Das next turned to a mouse model of dormant tuberculosis devised and created by his colleagues in Cambridge. This model relies on a genetically modified strain of tuberculosis bacteria that can replicate only in the presence of a compound called streptomycin. In the absence of streptomycin, the bacteria remain dormant in the animal in a manner similar to that seen in treated human tuberculosis patients.
Together the researchers exposed laboratory mice to aerosolized particles of the modified bacteria. The mice became infected, and dormant bacteria were found in the CD271-expressing mesenchymal stem cells in the bone marrow of the animals six months after streptomycin withdrawal.
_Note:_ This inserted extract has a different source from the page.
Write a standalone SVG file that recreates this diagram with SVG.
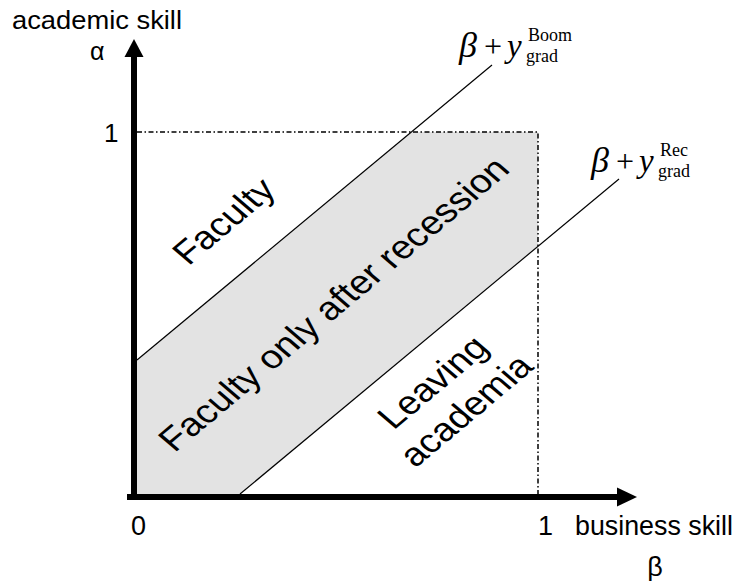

When Das and his colleagues injected other mice with these tuberculosis-carrying stem cells, those animals went on to develop characteristic symptoms of the disease, including lung lesions called granulomas.
“These mesenchymal stem cells have never been implicated as a host for tuberculosis,” said Felsher, “and they serve as a potential source for dormant disease. Moreover, these cells express drug-efflux pumps in their outer membranes that could make them resistant to anti-tuberculosis medications.”
Finally, Das turned to collaborators in India to determine whether what happened in the mice reflected what happens in infected people. The researchers conducted a small clinical study in which bone marrow biopsies were collected from nine people who had undergone the complete course of anti-tuberculosis treatment and whose sputum, a mucus-like substance secreted into the airways of the respiratory tract, contained no detectable bacteria. In eight of the nine people, the researchers were able to detect bacterial DNA in the mesenchymal stem cells obtained from bone marrow; in two of these eight, they were able to isolate living bacteria.
“Not only is this strong evidence that the tuberculosis can remain dormant in stem cells, but it shows that the living bacteria could be recovered from these cells after a long period of time,” said Das. “It’s also very suggestive of how the reactivation could be triggered: These stem cells are known to migrate to sites of injury or inflammation and begin dividing. So, migrating stem cells harboring dormant bacteria might reactivate the disease in the lung. Interestingly, I and other physicians treating patients with chronic obstructive pulmonary disease — which results in lung inflammation — have seen a strong correlation between COPD and tubercular relapse. It is possible that the tuberculosis relapse in COPD might involve the stem-cell mediated reactivation of a dormant tuberculosis infection.”
In the future the scientists plan to focus on investigating the cellular mechanisms used by the tuberculosis bacteria to infect and persist in the mesenchymal stem cells, and how reactivation occurs on a molecular level. They’re also interested in the possibility that tuberculosis might not be the only microbial bad boy that’s learned how to exploit the stem cells’ properties as a perfect hiding place.
“This could possibly be a more general paradigm,” said Felsher. “Other infectious agents might use stem cells in a similar manner. We’d like to further characterize whether and how these stem cells provide a protective niche for other infectious agents.”
The research was funded by the Bill & Melinda Gates Foundation, the Canadian Cancer Society, the KaviKrishna Foundation, the Laurel Foundation, the National Institutes of Health (grants AI076425, CA105102, CA89305-0351 and CA112973) and the Department of Defense (grant PR080163).